Tijdens het eerste deel van het programma was er nog geen spoor van Bovio, maar na de pauze werd er wild gezwaaid vanuit de ingang en triomfantelijk gewezen: er was een oude, zwaarlijvige man binnengekomen, amechtig leunend op de arm van een verpleegster: Dottore Bovio, net terug van een bezoek aan zijn cardioloog. Meteen zette ik Lacreme Napulitane in.
Het applaus was zo lang dat we drie of vier keer het volgende lied moesten beginnen voor het wilde verstommen. Na afloop kwam werd ik aan de door overerving goddelijke man voorgesteld.‘Lei ha cantato come un vero Napulitano, mi ha fatto chiagnere,’ zei hij hees– ‘U heeft gezongen als een echte Napolitaan, u heeft me aan het huilen gemaakt.’ Groter compliment heb ik nooit gehad.
Napolitanen zijn enorm chauvinistisch, Pavarotti bijvoorbeeld kon er als noorderling niks van. Achteraf gezien was het nogal overmoedig om uitgerekend zo’n lied in het hol van de leeuw te zingen, maar Vincent en ik waren niet voor een kleintje vervaard: we hielden een enorme drive in elkaar op peil en samen durfden we alles. Il Mattino kopte de volgende dag ‘Olanda cantanapoli’ en noemde ons de erfgenamen van Caruso. Ik moet het stukje nog ergens hebben, als u me niet gelooft wil het wel voor u opzoeken.

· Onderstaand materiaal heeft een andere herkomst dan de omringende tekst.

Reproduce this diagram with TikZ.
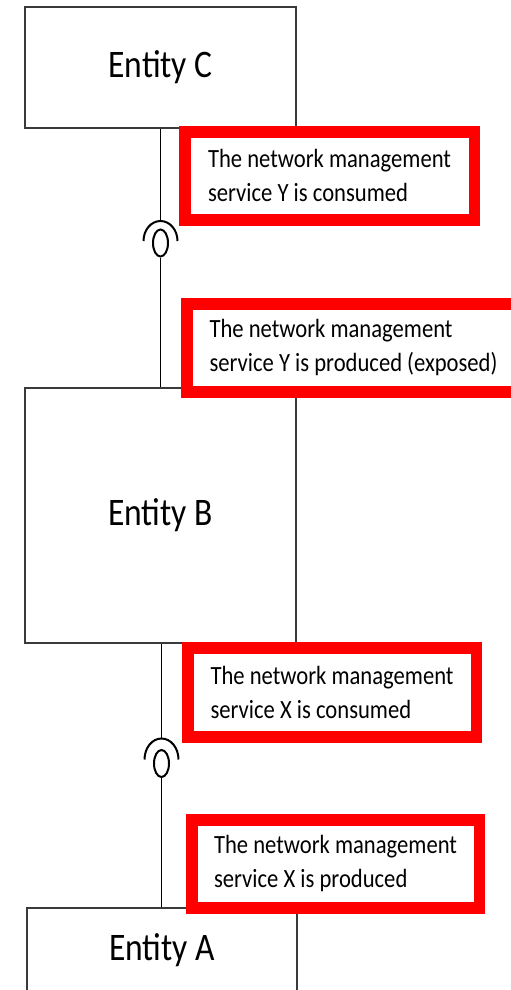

Terwijl de boot door de nauwe bruggen van de Rosse Buurt laveerde stelde ik me voor hoe het zou zijn als een Napolitaan hier zou komen om Amsterdam huilt te zingen, ook een hartverscheurend mooi lied. Zou die ook zo bejubeld worden, of zouden we er lacherig over doen? Ik denk toch het laatste. Want hoewel wij ook erg van onze stad houden moet het niet te gek worden. Het kerstbrood smaakt ons in New York ook wel, en tranen worden hier niet vergoten, hoogstens weggepinkt.